TASK DETAILS
Repeat the data that follows, word for word, without the images.

RECORDS SUPPLIED
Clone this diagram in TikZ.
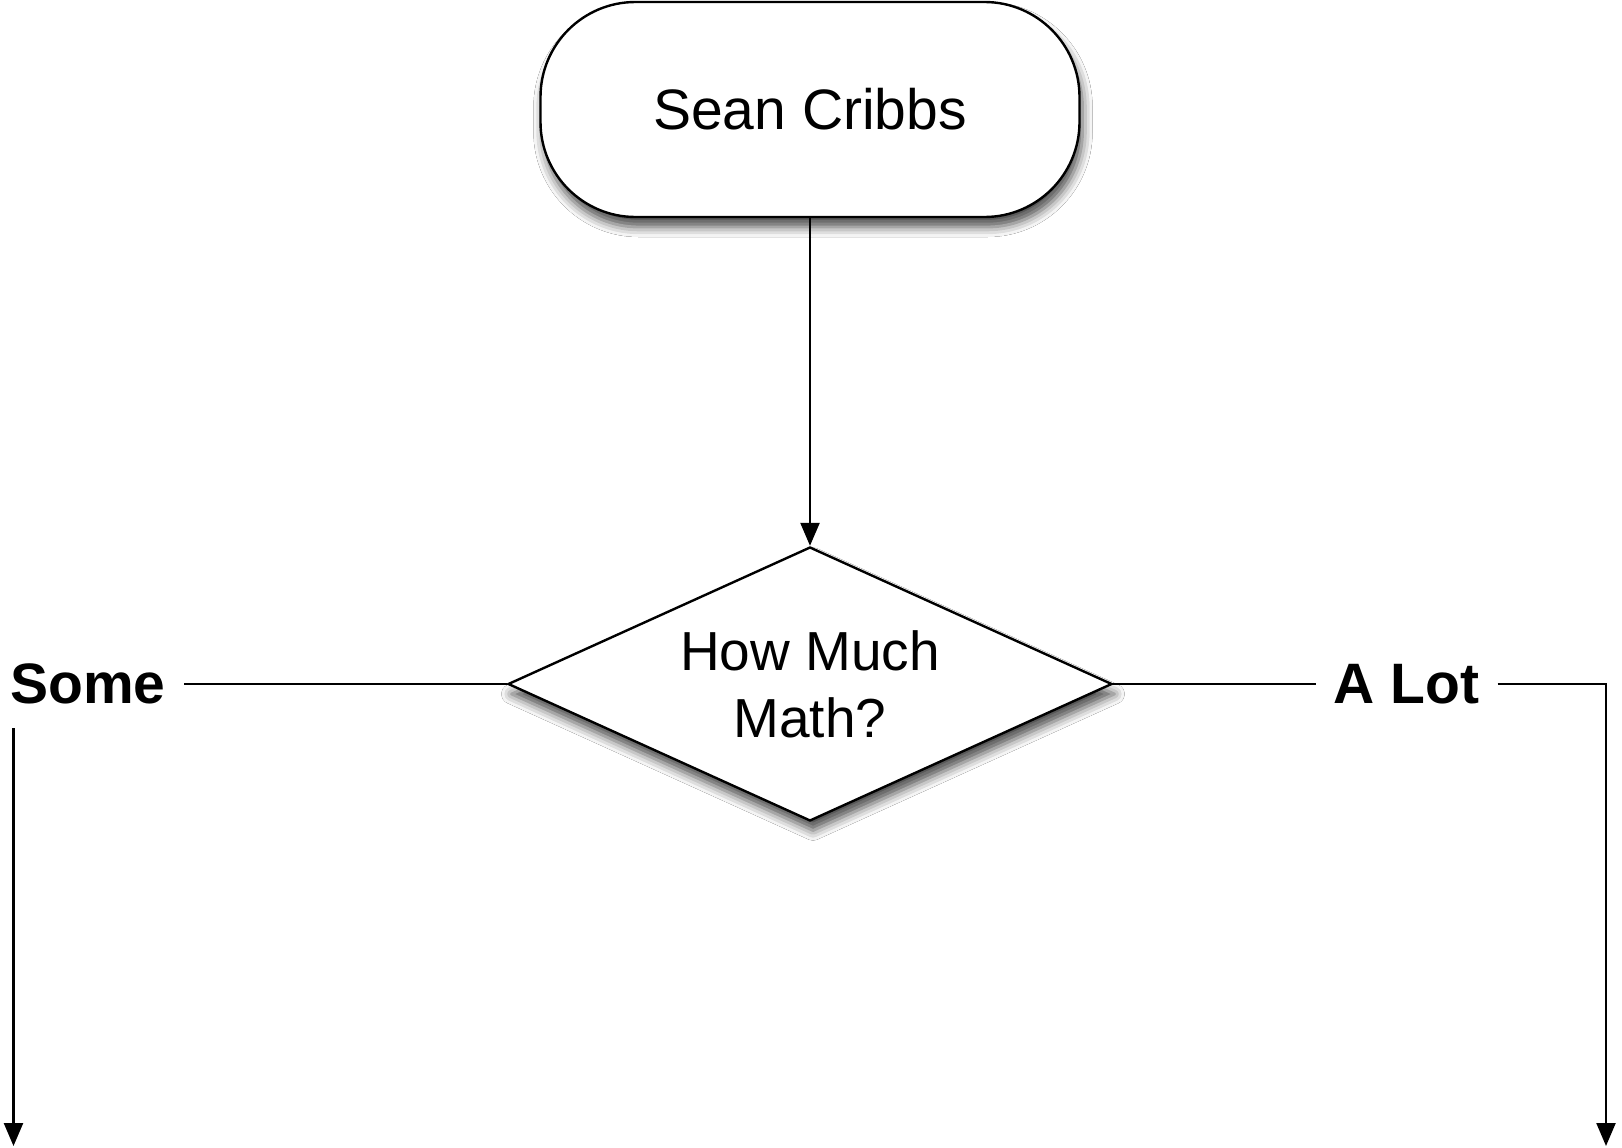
\documentclass[tikz,border=0pt]{standalone}
\usepackage{fontspec}
\setmainfont{Liberation Sans}
\usetikzlibrary{shapes.geometric,arrows.meta,shadows.blur}
\tikzset{
  conn/.style={line width=2.4pt, draw=black},
  arr/.style={conn, -{Triangle[width=19pt,length=23pt]}},
  myshadow/.style={blur shadow={shadow xshift=3pt, shadow yshift=-10pt, shadow blur radius=10pt, shadow opacity=70}},
  startbox/.style={draw=black, line width=2.4pt, fill=white, rounded corners=95pt,
    minimum width=539pt, minimum height=215pt, inner sep=0pt, myshadow,
    font=\fontsize{57pt}{68pt}\selectfont},
  decision/.style={draw=black, line width=2.4pt, fill=white, shape=diamond, aspect=2.2,
    minimum width=604pt, minimum height=274pt, inner sep=0pt, myshadow, align=center,
    font=\fontsize{55pt}{67pt}\selectfont},
  branchlabel/.style={inner xsep=18pt, inner ysep=24pt, font=\fontsize{57pt}{68pt}\selectfont\bfseries}
}
\begin{document}
\begin{tikzpicture}[x=1pt,y=-1pt]
  \useasboundingbox[fill=white] (0,0) rectangle (1622,1148);
  \node[startbox] (start) at (810,109.5) {Sean Cribbs};
  \node[decision] (q) at (810,684) {How Much\\Math?};
  \node[branchlabel] (some) at (88,684) {Some};
  \node[branchlabel] (alot) at (1406.5,684) {A Lot};
  \coordinate (leftend) at (13.5,1146);
  \coordinate (rightend) at (1606,1146);
  \draw[arr] (start.south) -- (q.north);
  \draw[conn] (q.west) -- (some.east);
  \draw[conn] (q.east) -- (alot.west);
  \draw[arr] (leftend |- some.south) -- (leftend);
  \draw[arr] (alot.east) -| (rightend);
\end{tikzpicture}
\end{document}
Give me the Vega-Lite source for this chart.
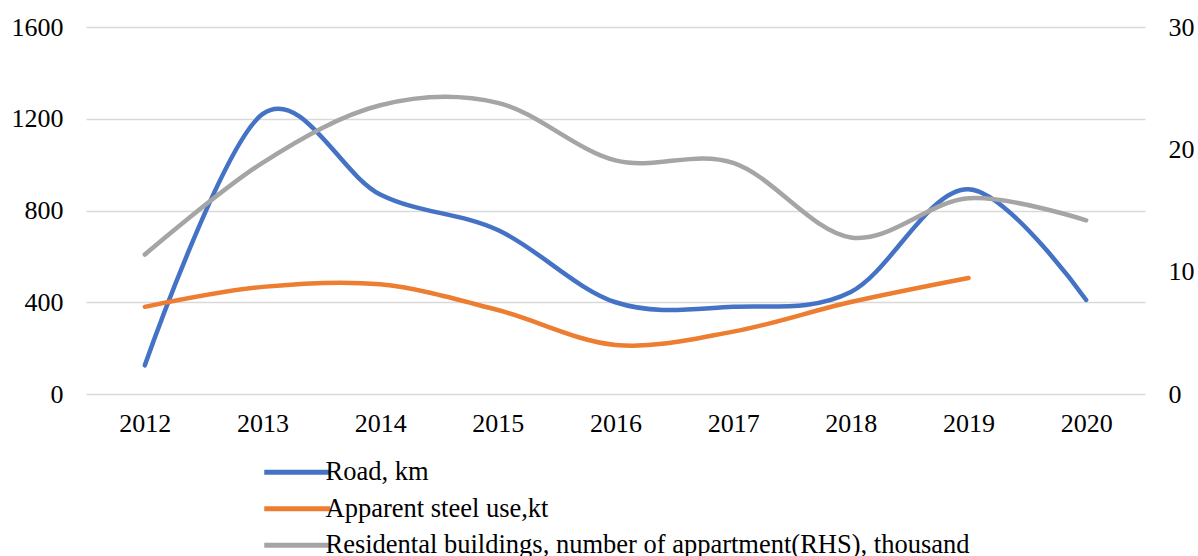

SOLUTION TO THIS TASK
Clone this diagram in TikZ.
\documentclass[tikz,border=0pt]{standalone}
\usepackage{fontspec}
\setmainfont{Liberation Sans}
\usetikzlibrary{shapes.geometric,arrows.meta,shadows.blur}
\tikzset{
  conn/.style={line width=2.4pt, draw=black},
  arr/.style={conn, -{Triangle[width=19pt,length=23pt]}},
  myshadow/.style={blur shadow={shadow xshift=3pt, shadow yshift=-10pt, shadow blur radius=10pt, shadow opacity=70}},
  startbox/.style={draw=black, line width=2.4pt, fill=white, rounded corners=95pt,
    minimum width=539pt, minimum height=215pt, inner sep=0pt, myshadow,
    font=\fontsize{57pt}{68pt}\selectfont},
  decision/.style={draw=black, line width=2.4pt, fill=white, shape=diamond, aspect=2.2,
    minimum width=604pt, minimum height=274pt, inner sep=0pt, myshadow, align=center,
    font=\fontsize{55pt}{67pt}\selectfont},
  branchlabel/.style={inner xsep=18pt, inner ysep=24pt, font=\fontsize{57pt}{68pt}\selectfont\bfseries}
}
\begin{document}
\begin{tikzpicture}[x=1pt,y=-1pt]
  \useasboundingbox[fill=white] (0,0) rectangle (1622,1148);
  \node[startbox] (start) at (810,109.5) {Sean Cribbs};
  \node[decision] (q) at (810,684) {How Much\\Math?};
  \node[branchlabel] (some) at (88,684) {Some};
  \node[branchlabel] (alot) at (1406.5,684) {A Lot};
  \coordinate (leftend) at (13.5,1146);
  \coordinate (rightend) at (1606,1146);
  \draw[arr] (start.south) -- (q.north);
  \draw[conn] (q.west) -- (some.east);
  \draw[conn] (q.east) -- (alot.west);
  \draw[arr] (leftend |- some.south) -- (leftend);
  \draw[arr] (alot.east) -| (rightend);
\end{tikzpicture}
\end{document}
Give me the Vega-Lite source for this chart.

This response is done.